Cricket is then directed toward a fenced enclosure laid out in a grid. Participants who have bought different sections of the grid (the event is a fundraiser), win a prize if Cricket should answer a call of nature in their section.
“Everybody has a big laugh about it, but for me, I”m always a little worried that Cricket will go too soon. Then what am I going to do? I don’t have a back-up cow.”
Fortunately, such an event has not occurred. But, a decade ago, Baily was faced with one of those decisions we’ve heard about far too often. “Mine is the last of two dairy farms in the Unionville school district. I needed to fix up the buildings and I wasn’t making a living wholesaling milk anymore. I had an offer from a developer and was going to take it. What stopped me was my daughter Becky. She’s been going to the fair since she was a baby and now she helps me with the cows. She said she wanted the farm to stay in the family, right where it was.”

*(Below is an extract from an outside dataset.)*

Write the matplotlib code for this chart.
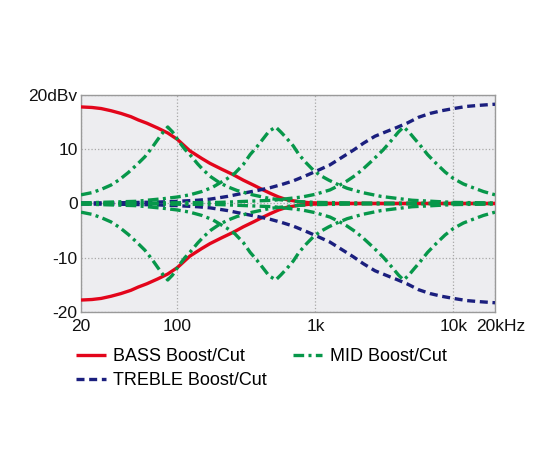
import numpy as np
import matplotlib.pyplot as plt
from matplotlib.transforms import ScaledTranslation

plt.rcParams['font.family'] = ['Liberation Sans', 'DejaVu Sans']

# values (boost curves, Hz / dB); cut curves are the mirror
bass_freq = [20, 24, 28, 33, 39, 46, 52, 60, 72, 85, 100, 123, 150, 172, 210, 254, 300, 355,
             410, 468, 540, 620, 750, 900, 1200, 2000, 20000]
bass_db = [17.8, 17.7, 17.5, 17.1, 16.6, 16.0, 15.4, 14.8, 13.9, 13.0, 11.8, 9.7, 8.3, 7.4,
           6.3, 5.3, 4.3, 3.4, 2.6, 1.9, 1.2, 0.7, 0.35, 0.15, 0.05, 0.0, 0.0]

treble_freq = [20, 40, 70, 100, 140, 172, 230, 300, 380, 468, 570, 687, 830, 1000, 1270, 1600,
               1900, 2223, 2700, 3300, 3875, 4600, 5600, 6760, 8200, 10000, 12500, 15500, 20000]
treble_db = [0.1, 0.15, 0.25, 0.4, 0.6, 0.8, 1.3, 1.9, 2.4, 2.9, 3.5, 4.15, 5.0, 5.9, 7.1, 8.7,
             9.9, 11.1, 12.4, 13.3, 14.0, 14.8, 15.9, 16.6, 17.1, 17.5, 17.9, 18.1, 18.3]

mid1_freq = [20, 24, 28, 33, 38, 44, 51, 58, 65, 72, 79, 85, 92, 102, 113, 125, 140, 155, 175,
             200, 230, 270, 350, 470, 700, 1000, 2000, 20000]
mid1_db = [1.6, 2.0, 2.6, 3.4, 4.4, 5.7, 7.2, 8.6, 10.2, 11.8, 13.2, 14.1, 13.2, 11.5, 10.0,
           8.8, 7.3, 6.1, 4.9, 3.9, 3.1, 2.4, 1.6, 0.9, 0.4, 0.2, 0.1, 0.0]

mid2_freq = [20, 50, 80, 100, 123, 150, 180, 203, 230, 261, 300, 336, 375, 420, 460, 515, 560,
             620, 691, 760, 863, 960, 1079, 1250, 1426, 1700, 2200, 3000, 5000, 10000, 20000]
mid2_db = [0.1, 0.4, 0.9, 1.2, 1.6, 2.2, 3.0, 3.8, 4.6, 5.6, 7.2, 9.0, 10.4, 12.0, 13.3, 14.1,
           13.2, 12.0, 10.6, 9.0, 7.4, 6.2, 5.2, 4.3, 3.6, 2.8, 2.0, 1.3, 0.6, 0.2, 0.1]

mid3_freq = [20, 200, 500, 800, 1000, 1274, 1500, 1680, 1950, 2223, 2600, 3100, 3600, 4000,
             4350, 4750, 5200, 5710, 6500, 7550, 8700, 10000, 11800, 13900, 16500, 20000]
mid3_db = [0.0, 0.2, 0.6, 1.2, 1.7, 2.5, 3.4, 4.1, 5.2, 6.4, 8.0, 9.9, 11.8, 13.2, 14.1, 13.2,
           12.0, 10.8, 9.0, 7.3, 5.8, 4.6, 3.6, 2.9, 2.2, 1.6]

x_ticks = [20, 100, 1000, 10000, 20000]
x_labels = ['20', '100', '1k', '10k', '20kHz']
y_ticks = [-20, -10, 0, 10, 20]
y_labels = ['-20', '-10', '0', '10', '20dBv']

red = '#e3051b'
navy = '#1b1f7e'
green = '#07974a'
lw = 2.4

fig = plt.figure(figsize=(5.5, 4.5), dpi=100)
ax = fig.add_axes([0.1473, 0.3067, 0.7527, 0.4822])
ax.set_facecolor('#ededf0')

for sign in (1, -1):
    ax.plot(bass_freq, sign * np.array(bass_db), color=red, lw=lw, solid_capstyle='butt',
            label='BASS Boost/Cut' if sign == 1 else None, zorder=3)
for sign in (1, -1):
    ax.plot(treble_freq, sign * np.array(treble_db), color=navy, lw=lw,
            linestyle=(0, (2.4, 1.4)), label='TREBLE Boost/Cut' if sign == 1 else None, zorder=4)
first = True
for f, d in [(mid1_freq, mid1_db), (mid2_freq, mid2_db), (mid3_freq, mid3_db)]:
    for sign in (1, -1):
        ax.plot(f, sign * np.array(d), color=green, lw=lw,
                linestyle=(0, (3.2, 1.3, 0.9, 1.3)),
                label='MID Boost/Cut' if first else None, zorder=5)
        first = False

ax.set_xscale('log')
ax.set_xlim(20, 20000)
ax.set_ylim(-20, 20)
ax.set_xticks(x_ticks)
ax.set_xticklabels(x_labels)
ax.minorticks_off()
ax.set_yticks(y_ticks)
ax.set_yticklabels(y_labels)
ax.tick_params(length=0, labelsize=12.5, colors='#111111')
ax.tick_params(axis='x', pad=5)
ax.tick_params(axis='y', pad=2.5)
ax.grid(True, linestyle=':', color='#a8a8a8', linewidth=0.9)
for s in ax.spines.values():
    s.set_color('#9a9a9a')
    s.set_linewidth(1.0)

# the 20kHz label sits a little right of its tick
last = ax.get_xticklabels()[-1]
last.set_transform(last.get_transform() + ScaledTranslation(4 / 72, 0, fig.dpi_scale_trans))

handles, labels = ax.get_legend_handles_labels()
fig.legend(handles, labels, loc='upper left', bbox_to_anchor=(0.121, 0.247), ncol=2,
           frameon=False, fontsize=13, handlelength=1.66, handletextpad=0.44,
           columnspacing=1.4, labelspacing=0.41, borderpad=0)

fig.savefig('out.png', dpi=100)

Baily ended up selling off a portion of his land, but kept the majority for his cows. He used the sale proceeds to repair the buildings and build a pasteurizing and bottling shed. What was left went into a dairy store that he plans to open this year right in front of his farm on the Lenape Unionville Road.
“I can’t tell you how many people at the fair asked me, once they’d seen and milked the cows, if they could buy some milk from my cows. Now I can tell them where to get it, and ice cream and butter, and cheese, too, all of it made right here in Unionville.”
Will he sell some at this year’s fair? “I hope to,” he says with pride.”